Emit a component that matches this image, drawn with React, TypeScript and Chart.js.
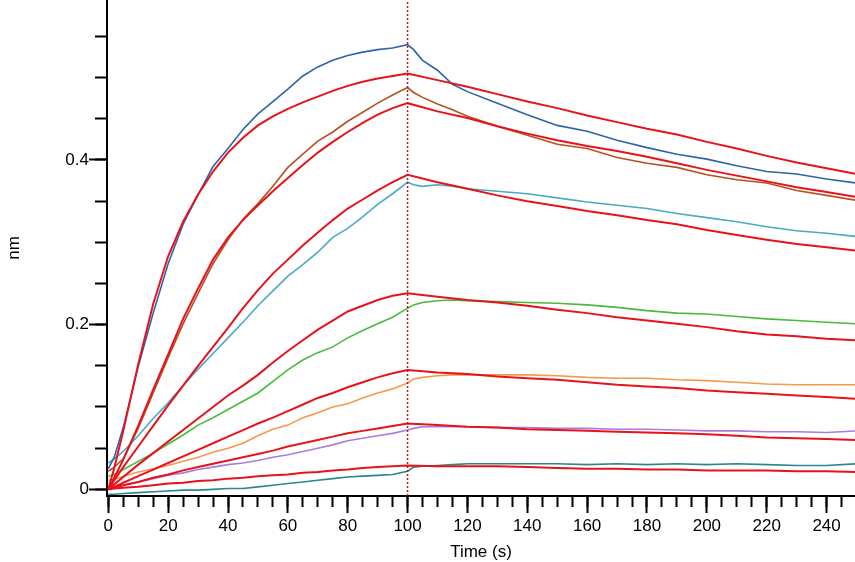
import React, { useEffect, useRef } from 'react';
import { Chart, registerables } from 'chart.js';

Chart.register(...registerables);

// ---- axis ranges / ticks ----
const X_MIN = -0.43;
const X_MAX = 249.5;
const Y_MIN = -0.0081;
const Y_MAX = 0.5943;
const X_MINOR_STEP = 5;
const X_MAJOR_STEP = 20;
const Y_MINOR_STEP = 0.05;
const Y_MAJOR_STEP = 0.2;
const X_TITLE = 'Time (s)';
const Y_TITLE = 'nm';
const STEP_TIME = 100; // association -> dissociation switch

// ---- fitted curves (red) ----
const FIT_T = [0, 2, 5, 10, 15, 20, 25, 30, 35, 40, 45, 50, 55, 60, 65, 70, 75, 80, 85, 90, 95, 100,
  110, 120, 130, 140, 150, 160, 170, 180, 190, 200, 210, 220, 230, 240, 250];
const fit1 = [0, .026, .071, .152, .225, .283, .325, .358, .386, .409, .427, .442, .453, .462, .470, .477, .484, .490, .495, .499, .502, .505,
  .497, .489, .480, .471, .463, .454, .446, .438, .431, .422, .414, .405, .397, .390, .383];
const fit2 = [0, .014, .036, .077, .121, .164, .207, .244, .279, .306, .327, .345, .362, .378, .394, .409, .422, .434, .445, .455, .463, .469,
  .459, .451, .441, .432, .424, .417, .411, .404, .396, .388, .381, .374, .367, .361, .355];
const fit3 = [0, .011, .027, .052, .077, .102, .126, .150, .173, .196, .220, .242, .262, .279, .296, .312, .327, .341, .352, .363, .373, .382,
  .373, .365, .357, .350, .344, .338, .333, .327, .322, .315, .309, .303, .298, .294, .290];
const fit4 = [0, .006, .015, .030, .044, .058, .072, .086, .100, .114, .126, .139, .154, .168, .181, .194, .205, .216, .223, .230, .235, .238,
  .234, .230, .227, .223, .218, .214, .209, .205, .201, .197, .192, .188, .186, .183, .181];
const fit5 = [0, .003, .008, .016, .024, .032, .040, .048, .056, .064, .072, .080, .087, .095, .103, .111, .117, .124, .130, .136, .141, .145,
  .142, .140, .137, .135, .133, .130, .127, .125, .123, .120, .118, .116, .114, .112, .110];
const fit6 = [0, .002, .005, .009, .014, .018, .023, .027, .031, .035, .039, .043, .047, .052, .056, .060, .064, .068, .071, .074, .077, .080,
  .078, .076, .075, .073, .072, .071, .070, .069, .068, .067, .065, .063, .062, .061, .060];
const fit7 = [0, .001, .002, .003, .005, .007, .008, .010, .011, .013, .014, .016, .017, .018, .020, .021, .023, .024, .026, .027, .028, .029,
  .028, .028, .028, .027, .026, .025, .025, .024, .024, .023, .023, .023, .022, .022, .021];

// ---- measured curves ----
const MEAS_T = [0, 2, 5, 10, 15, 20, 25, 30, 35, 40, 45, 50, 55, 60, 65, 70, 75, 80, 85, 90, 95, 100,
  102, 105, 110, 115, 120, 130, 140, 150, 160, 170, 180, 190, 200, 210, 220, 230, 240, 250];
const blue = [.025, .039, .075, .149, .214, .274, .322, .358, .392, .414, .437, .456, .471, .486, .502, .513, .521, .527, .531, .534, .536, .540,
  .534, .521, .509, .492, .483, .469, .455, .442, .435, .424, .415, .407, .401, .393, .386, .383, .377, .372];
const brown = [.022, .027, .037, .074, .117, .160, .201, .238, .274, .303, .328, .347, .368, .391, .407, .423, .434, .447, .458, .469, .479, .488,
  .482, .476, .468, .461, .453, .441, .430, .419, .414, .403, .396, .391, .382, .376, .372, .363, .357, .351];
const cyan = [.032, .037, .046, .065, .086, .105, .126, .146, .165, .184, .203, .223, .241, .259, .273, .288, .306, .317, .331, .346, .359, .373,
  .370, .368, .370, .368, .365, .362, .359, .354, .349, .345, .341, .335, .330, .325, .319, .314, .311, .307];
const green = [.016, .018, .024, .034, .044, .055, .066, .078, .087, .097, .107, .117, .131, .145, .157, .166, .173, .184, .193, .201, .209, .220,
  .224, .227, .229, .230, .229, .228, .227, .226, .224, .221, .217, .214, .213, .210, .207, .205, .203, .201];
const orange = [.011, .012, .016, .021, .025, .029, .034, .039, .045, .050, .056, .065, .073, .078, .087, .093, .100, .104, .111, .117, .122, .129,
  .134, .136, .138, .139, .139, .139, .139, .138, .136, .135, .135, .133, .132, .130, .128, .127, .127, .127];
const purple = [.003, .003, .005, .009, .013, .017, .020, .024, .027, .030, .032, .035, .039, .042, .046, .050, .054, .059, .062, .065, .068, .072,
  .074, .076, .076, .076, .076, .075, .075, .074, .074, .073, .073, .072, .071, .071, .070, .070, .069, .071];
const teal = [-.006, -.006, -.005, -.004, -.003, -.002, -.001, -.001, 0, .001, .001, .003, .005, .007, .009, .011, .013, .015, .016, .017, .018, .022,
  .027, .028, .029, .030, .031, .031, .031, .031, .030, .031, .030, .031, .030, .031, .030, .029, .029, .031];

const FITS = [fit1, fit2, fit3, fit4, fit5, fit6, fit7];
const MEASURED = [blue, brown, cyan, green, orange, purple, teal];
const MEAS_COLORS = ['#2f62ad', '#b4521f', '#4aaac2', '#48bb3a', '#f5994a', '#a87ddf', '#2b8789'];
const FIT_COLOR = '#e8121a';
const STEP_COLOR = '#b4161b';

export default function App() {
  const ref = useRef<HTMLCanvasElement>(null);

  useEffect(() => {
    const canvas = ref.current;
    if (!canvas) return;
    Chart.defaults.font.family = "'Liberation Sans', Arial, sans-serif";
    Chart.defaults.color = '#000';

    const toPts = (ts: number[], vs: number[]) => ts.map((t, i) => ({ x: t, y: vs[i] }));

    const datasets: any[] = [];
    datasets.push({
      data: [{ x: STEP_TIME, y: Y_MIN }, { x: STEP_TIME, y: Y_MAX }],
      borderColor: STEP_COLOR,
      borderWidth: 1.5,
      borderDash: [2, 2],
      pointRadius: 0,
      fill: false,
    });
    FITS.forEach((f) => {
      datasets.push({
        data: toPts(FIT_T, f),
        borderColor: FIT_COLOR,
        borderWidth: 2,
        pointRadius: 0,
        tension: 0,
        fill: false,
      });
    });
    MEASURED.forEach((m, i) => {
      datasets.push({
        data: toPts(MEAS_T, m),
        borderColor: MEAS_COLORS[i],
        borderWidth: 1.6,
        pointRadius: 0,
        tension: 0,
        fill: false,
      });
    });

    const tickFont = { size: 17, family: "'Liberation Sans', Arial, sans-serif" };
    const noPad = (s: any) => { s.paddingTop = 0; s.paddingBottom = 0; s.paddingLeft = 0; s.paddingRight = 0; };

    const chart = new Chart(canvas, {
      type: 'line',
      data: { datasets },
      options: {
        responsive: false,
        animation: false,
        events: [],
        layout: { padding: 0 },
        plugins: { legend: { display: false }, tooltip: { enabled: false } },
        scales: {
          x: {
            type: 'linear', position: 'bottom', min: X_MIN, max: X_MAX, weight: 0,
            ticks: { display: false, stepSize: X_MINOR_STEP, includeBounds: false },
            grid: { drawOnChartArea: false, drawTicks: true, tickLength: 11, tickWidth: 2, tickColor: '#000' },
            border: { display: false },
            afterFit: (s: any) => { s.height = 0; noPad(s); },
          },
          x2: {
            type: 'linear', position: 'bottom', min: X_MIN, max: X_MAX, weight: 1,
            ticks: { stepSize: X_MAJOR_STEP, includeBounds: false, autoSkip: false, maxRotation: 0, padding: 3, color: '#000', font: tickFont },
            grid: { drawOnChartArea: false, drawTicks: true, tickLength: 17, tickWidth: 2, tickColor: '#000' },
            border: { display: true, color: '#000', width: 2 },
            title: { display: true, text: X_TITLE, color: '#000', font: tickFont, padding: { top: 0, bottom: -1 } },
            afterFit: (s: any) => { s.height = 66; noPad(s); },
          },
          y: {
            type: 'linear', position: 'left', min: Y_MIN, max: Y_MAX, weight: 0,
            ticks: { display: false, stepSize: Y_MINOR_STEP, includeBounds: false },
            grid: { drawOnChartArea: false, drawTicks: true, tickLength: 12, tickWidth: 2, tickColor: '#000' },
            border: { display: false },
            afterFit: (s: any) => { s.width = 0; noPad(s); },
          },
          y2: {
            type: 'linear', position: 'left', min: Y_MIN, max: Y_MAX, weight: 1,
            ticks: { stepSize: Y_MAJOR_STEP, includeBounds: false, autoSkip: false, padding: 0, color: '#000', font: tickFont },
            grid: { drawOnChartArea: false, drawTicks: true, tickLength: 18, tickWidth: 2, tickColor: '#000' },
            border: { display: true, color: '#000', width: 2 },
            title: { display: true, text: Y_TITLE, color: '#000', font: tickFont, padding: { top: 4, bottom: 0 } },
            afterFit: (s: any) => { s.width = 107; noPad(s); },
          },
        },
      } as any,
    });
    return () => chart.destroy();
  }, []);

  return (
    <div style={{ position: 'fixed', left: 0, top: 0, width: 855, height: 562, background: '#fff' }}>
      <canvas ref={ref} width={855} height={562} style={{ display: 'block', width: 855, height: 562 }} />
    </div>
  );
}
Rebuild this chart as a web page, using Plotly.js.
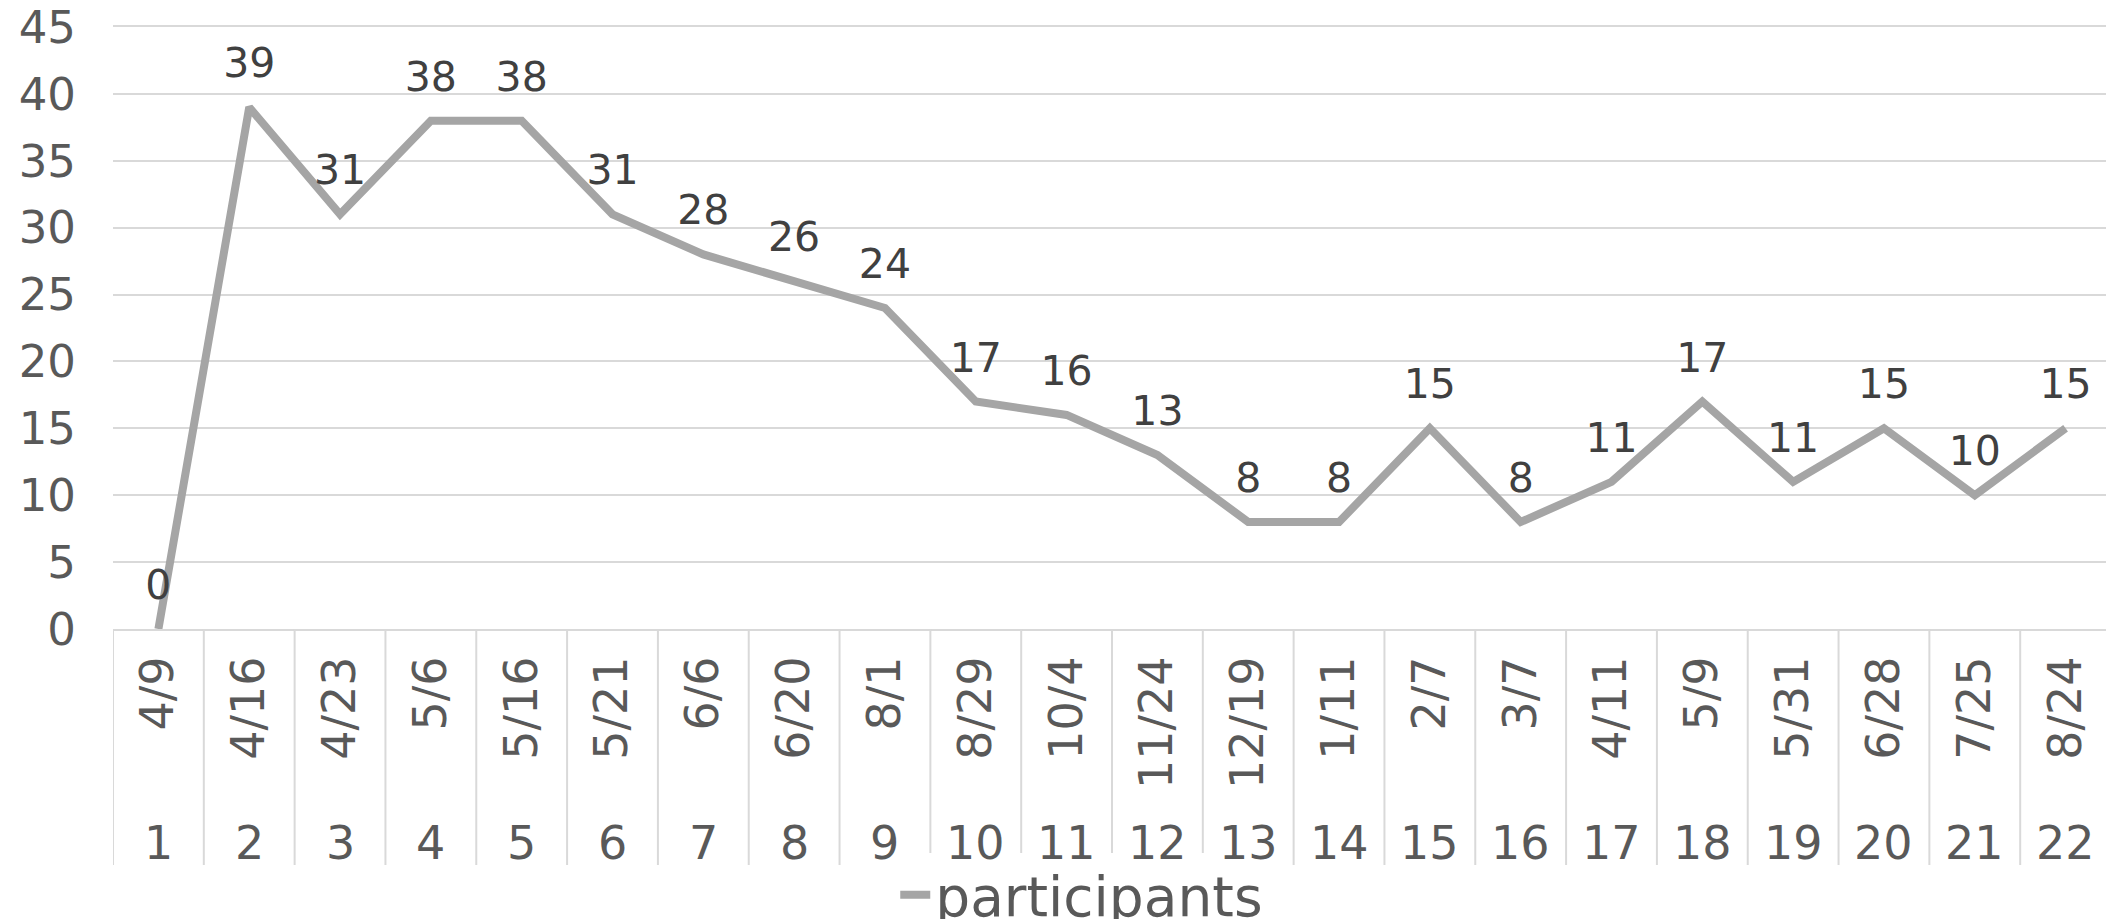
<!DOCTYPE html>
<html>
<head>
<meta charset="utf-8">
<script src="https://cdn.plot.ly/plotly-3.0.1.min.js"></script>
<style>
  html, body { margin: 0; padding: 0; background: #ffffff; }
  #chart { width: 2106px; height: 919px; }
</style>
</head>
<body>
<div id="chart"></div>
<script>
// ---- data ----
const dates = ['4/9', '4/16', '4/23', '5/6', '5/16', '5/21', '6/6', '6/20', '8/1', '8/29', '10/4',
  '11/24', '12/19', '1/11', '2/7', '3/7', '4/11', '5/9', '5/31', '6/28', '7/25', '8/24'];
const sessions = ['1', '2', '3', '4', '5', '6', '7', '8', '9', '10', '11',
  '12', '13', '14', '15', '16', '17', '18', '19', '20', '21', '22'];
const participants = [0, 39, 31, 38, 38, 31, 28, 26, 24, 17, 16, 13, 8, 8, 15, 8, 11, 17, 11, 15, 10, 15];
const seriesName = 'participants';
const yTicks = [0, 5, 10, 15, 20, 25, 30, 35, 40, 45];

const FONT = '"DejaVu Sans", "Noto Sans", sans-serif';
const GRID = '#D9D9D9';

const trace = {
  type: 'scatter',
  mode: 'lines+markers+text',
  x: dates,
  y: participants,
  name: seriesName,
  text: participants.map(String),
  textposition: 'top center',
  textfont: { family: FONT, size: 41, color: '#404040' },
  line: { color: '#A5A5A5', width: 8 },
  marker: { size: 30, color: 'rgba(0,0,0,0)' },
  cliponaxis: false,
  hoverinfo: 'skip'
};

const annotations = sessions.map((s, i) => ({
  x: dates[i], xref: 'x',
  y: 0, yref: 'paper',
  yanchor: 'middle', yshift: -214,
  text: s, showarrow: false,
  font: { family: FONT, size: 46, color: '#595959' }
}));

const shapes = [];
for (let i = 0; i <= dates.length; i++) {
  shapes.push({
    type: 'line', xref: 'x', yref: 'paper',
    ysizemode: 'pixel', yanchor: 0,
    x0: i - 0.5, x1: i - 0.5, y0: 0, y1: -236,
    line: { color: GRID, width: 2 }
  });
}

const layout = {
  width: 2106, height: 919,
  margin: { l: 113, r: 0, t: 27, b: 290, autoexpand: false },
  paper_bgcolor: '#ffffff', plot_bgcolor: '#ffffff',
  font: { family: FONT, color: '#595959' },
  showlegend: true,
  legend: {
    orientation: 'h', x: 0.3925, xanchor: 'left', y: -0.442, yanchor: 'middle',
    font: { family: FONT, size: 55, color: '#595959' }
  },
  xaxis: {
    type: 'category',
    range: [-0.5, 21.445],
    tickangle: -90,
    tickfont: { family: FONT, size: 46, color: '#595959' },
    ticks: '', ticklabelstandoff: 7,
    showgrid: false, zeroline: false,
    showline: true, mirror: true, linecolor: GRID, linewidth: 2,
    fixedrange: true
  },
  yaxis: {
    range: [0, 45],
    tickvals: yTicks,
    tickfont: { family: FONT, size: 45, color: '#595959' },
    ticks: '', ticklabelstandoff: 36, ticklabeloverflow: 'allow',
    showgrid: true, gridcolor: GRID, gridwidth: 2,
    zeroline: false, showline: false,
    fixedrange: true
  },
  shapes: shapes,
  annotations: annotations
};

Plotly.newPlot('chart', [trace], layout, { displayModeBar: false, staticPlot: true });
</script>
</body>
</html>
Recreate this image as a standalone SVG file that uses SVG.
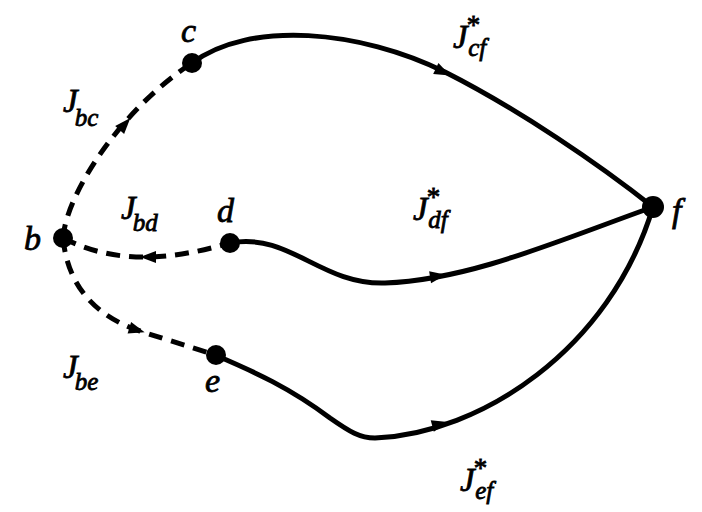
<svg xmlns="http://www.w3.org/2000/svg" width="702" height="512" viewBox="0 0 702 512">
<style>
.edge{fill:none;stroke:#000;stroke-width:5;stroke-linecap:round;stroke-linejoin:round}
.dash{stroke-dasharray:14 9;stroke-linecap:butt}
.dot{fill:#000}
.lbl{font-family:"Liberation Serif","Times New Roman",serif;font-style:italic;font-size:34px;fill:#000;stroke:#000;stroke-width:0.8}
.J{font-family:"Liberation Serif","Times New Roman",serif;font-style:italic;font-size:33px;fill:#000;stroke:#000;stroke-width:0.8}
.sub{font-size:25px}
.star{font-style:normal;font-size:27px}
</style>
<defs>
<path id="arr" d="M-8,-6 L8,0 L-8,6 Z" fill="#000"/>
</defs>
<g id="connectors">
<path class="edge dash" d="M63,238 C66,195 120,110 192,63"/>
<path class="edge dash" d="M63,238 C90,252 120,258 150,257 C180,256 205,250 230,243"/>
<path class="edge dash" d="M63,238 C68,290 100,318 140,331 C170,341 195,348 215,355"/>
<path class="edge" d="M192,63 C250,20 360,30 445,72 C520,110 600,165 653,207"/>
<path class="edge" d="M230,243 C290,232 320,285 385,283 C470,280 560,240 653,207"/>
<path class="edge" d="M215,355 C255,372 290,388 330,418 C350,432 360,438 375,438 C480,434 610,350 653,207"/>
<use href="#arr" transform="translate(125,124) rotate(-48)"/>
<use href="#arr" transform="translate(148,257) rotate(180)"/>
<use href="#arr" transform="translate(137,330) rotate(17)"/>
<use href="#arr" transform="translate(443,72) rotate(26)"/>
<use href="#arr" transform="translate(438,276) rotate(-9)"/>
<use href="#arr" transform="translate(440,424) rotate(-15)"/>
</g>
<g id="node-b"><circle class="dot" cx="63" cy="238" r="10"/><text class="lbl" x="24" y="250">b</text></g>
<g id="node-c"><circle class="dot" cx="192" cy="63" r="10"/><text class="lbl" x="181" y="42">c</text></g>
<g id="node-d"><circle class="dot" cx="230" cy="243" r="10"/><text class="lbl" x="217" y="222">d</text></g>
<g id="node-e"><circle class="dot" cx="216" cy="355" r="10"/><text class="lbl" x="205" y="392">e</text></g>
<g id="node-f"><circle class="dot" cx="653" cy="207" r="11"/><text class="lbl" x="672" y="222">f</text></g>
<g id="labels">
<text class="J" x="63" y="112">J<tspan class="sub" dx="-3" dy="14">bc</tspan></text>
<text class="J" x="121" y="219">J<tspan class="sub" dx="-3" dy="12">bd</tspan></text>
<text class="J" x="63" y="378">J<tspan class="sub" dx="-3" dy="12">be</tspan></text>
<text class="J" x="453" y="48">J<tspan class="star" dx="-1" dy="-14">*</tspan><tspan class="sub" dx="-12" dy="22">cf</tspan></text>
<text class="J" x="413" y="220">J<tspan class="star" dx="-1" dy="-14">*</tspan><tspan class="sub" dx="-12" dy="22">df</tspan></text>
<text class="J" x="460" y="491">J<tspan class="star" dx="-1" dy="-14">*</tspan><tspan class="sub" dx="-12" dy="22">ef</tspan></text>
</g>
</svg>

◇ ◇ ◇ ◇ ◇

* **WHAT TO WORK ON**
Start at the top of the entries and repeat each line exactly, ending at the line that contains "const STEP_TIME = 100;". Pictures are not part of the copy.

* **RESULT FOR THIS TASK**
Emit a component that matches this image, drawn with React, TypeScript and Chart.js.
import React, { useEffect, useRef } from 'react';
import { Chart, registerables } from 'chart.js';

Chart.register(...registerables);

// ---- axis ranges / ticks ----
const X_MIN = -0.43;
const X_MAX = 249.5;
const Y_MIN = -0.0081;
const Y_MAX = 0.5943;
const X_MINOR_STEP = 5;
const X_MAJOR_STEP = 20;
const Y_MINOR_STEP = 0.05;
const Y_MAJOR_STEP = 0.2;
const X_TITLE = 'Time (s)';
const Y_TITLE = 'nm';
const STEP_TIME = 100; // association -> dissociation switch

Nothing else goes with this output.